The line holding "-- (922,66) -- (922,194) -- (983,194);" is the last one to output; start at the first line of the data, keep every line in between exactly, and leave out pictures.

•••

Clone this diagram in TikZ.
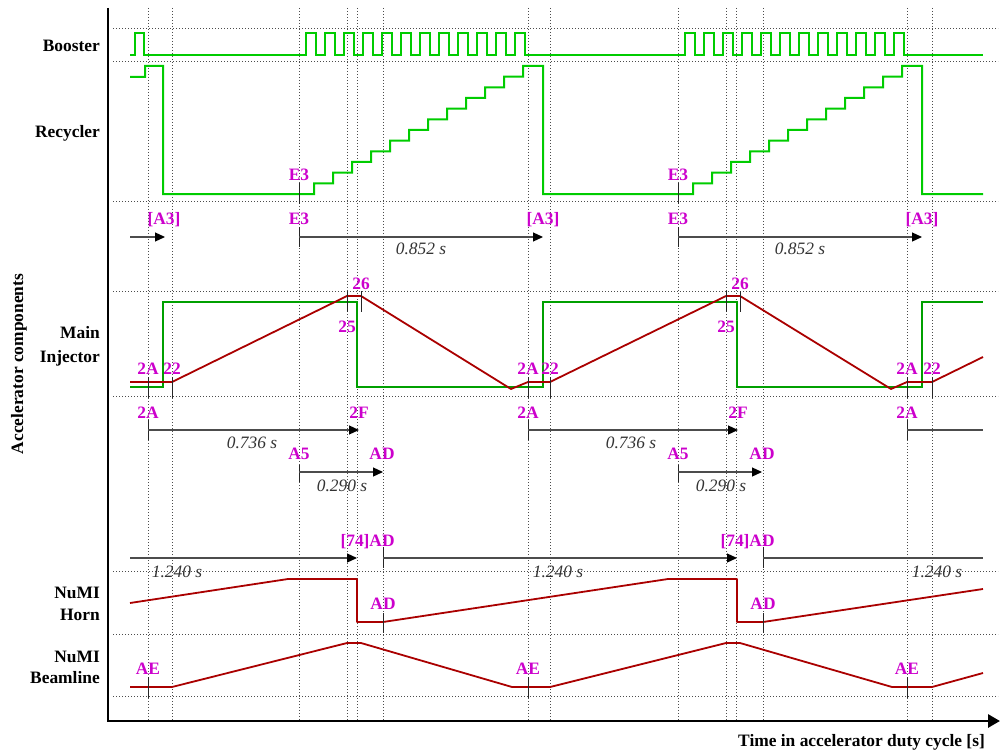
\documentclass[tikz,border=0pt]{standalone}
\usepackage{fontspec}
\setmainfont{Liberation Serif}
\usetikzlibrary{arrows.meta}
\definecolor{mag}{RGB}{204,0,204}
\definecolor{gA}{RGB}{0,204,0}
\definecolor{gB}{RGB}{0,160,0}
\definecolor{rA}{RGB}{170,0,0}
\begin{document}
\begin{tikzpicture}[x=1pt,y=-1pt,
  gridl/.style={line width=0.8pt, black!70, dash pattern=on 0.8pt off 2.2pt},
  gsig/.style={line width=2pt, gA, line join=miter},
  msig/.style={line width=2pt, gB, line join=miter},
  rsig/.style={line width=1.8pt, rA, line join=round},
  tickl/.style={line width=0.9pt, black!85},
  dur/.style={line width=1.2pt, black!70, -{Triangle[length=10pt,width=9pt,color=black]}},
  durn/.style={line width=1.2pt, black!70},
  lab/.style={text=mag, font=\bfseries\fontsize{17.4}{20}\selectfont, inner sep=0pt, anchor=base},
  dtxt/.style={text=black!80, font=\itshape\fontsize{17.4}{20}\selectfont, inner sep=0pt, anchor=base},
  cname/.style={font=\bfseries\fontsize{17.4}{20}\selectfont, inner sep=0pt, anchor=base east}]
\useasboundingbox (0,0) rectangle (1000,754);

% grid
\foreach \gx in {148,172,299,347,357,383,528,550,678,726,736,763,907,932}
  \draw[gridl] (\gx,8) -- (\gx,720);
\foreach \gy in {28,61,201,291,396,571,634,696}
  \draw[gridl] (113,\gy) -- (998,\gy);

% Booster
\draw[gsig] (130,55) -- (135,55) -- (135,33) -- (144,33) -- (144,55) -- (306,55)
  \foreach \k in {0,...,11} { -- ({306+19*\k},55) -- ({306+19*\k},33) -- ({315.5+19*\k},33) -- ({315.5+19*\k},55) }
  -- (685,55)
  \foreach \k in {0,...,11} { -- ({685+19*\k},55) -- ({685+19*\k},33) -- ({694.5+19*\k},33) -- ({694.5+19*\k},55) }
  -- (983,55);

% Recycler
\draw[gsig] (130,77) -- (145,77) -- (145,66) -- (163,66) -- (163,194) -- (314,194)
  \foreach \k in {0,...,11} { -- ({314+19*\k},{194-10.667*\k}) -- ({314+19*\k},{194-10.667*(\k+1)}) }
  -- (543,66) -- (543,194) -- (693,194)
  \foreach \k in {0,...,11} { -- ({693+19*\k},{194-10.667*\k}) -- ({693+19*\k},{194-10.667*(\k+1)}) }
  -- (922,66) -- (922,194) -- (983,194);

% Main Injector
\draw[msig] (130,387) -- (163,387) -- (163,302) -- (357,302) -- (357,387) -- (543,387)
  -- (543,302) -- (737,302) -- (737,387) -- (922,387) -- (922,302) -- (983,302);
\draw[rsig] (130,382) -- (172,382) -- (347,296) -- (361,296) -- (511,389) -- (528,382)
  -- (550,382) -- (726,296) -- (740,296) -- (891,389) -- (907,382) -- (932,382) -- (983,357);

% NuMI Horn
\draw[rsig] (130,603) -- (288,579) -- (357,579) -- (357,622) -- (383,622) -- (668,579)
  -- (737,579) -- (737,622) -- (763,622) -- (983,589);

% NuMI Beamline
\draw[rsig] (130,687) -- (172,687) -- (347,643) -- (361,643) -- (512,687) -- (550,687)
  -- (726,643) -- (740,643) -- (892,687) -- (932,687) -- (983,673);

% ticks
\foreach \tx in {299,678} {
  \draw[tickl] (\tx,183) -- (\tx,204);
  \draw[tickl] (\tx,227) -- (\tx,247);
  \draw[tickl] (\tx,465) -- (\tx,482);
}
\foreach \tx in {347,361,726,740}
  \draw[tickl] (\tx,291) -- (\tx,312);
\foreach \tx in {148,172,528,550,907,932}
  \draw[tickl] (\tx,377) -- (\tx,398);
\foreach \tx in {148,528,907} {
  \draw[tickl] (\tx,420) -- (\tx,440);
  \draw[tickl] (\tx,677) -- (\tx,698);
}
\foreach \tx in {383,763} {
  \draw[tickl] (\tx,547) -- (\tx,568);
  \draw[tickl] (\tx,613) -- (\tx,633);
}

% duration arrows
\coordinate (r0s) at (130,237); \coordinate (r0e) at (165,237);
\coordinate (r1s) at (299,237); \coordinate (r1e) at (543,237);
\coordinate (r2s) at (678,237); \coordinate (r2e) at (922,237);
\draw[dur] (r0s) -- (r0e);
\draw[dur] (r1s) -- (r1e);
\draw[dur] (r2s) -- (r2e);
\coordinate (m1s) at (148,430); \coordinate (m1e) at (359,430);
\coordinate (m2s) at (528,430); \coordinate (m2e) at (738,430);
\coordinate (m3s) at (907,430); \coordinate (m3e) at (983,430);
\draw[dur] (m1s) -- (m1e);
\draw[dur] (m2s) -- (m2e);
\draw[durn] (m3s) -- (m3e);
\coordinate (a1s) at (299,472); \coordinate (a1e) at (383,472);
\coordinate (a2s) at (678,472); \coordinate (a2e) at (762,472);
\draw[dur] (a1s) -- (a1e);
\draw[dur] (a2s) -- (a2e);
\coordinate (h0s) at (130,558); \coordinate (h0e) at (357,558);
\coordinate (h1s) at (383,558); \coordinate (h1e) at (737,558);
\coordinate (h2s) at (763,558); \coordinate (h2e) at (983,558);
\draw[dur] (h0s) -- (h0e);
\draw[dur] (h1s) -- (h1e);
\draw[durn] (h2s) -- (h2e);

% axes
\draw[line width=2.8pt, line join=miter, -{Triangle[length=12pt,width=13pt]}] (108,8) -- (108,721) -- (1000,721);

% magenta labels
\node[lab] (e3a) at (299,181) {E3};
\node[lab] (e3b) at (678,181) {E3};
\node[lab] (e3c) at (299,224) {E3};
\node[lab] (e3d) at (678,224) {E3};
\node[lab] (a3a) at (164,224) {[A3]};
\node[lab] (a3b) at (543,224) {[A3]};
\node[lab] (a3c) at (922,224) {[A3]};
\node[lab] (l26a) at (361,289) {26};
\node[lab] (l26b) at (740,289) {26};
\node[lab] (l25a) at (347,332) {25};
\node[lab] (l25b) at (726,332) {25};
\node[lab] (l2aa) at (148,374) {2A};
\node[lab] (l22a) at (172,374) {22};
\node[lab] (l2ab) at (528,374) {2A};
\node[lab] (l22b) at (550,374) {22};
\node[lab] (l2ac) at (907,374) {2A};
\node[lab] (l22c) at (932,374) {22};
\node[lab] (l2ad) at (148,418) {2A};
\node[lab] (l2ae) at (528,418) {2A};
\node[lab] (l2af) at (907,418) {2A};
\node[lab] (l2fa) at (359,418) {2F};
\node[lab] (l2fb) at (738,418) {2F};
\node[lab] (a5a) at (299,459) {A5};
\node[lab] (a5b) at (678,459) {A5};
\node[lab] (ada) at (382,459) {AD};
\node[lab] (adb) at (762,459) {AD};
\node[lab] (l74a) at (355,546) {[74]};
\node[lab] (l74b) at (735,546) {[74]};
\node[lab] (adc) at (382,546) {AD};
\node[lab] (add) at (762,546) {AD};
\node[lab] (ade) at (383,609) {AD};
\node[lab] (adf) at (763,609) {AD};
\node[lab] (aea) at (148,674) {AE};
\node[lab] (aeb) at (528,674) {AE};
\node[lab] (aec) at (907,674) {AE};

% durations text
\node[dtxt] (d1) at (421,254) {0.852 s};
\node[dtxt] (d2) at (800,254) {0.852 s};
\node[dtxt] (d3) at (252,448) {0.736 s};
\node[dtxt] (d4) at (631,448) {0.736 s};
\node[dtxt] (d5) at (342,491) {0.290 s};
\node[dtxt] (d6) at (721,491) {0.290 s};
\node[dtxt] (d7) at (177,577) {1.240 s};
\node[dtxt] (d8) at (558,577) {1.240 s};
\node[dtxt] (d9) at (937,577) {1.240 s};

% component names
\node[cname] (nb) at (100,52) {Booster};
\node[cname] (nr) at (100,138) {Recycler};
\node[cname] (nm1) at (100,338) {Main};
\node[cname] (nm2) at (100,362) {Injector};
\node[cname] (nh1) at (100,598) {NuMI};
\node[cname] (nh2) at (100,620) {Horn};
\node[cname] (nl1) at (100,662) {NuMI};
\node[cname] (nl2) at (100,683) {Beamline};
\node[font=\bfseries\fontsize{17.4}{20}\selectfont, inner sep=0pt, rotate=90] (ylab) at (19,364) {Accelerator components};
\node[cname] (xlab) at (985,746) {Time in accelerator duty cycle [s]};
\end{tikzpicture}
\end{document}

•••

_Complete response:_
Clone this diagram in TikZ.
\documentclass[tikz,border=0pt]{standalone}
\usepackage{fontspec}
\setmainfont{Liberation Serif}
\usetikzlibrary{arrows.meta}
\definecolor{mag}{RGB}{204,0,204}
\definecolor{gA}{RGB}{0,204,0}
\definecolor{gB}{RGB}{0,160,0}
\definecolor{rA}{RGB}{170,0,0}
\begin{document}
\begin{tikzpicture}[x=1pt,y=-1pt,
  gridl/.style={line width=0.8pt, black!70, dash pattern=on 0.8pt off 2.2pt},
  gsig/.style={line width=2pt, gA, line join=miter},
  msig/.style={line width=2pt, gB, line join=miter},
  rsig/.style={line width=1.8pt, rA, line join=round},
  tickl/.style={line width=0.9pt, black!85},
  dur/.style={line width=1.2pt, black!70, -{Triangle[length=10pt,width=9pt,color=black]}},
  durn/.style={line width=1.2pt, black!70},
  lab/.style={text=mag, font=\bfseries\fontsize{17.4}{20}\selectfont, inner sep=0pt, anchor=base},
  dtxt/.style={text=black!80, font=\itshape\fontsize{17.4}{20}\selectfont, inner sep=0pt, anchor=base},
  cname/.style={font=\bfseries\fontsize{17.4}{20}\selectfont, inner sep=0pt, anchor=base east}]
\useasboundingbox (0,0) rectangle (1000,754);

% grid
\foreach \gx in {148,172,299,347,357,383,528,550,678,726,736,763,907,932}
  \draw[gridl] (\gx,8) -- (\gx,720);
\foreach \gy in {28,61,201,291,396,571,634,696}
  \draw[gridl] (113,\gy) -- (998,\gy);

% Booster
\draw[gsig] (130,55) -- (135,55) -- (135,33) -- (144,33) -- (144,55) -- (306,55)
  \foreach \k in {0,...,11} { -- ({306+19*\k},55) -- ({306+19*\k},33) -- ({315.5+19*\k},33) -- ({315.5+19*\k},55) }
  -- (685,55)
  \foreach \k in {0,...,11} { -- ({685+19*\k},55) -- ({685+19*\k},33) -- ({694.5+19*\k},33) -- ({694.5+19*\k},55) }
  -- (983,55);

% Recycler
\draw[gsig] (130,77) -- (145,77) -- (145,66) -- (163,66) -- (163,194) -- (314,194)
  \foreach \k in {0,...,11} { -- ({314+19*\k},{194-10.667*\k}) -- ({314+19*\k},{194-10.667*(\k+1)}) }
  -- (543,66) -- (543,194) -- (693,194)
  \foreach \k in {0,...,11} { -- ({693+19*\k},{194-10.667*\k}) -- ({693+19*\k},{194-10.667*(\k+1)}) }
  -- (922,66) -- (922,194) -- (983,194);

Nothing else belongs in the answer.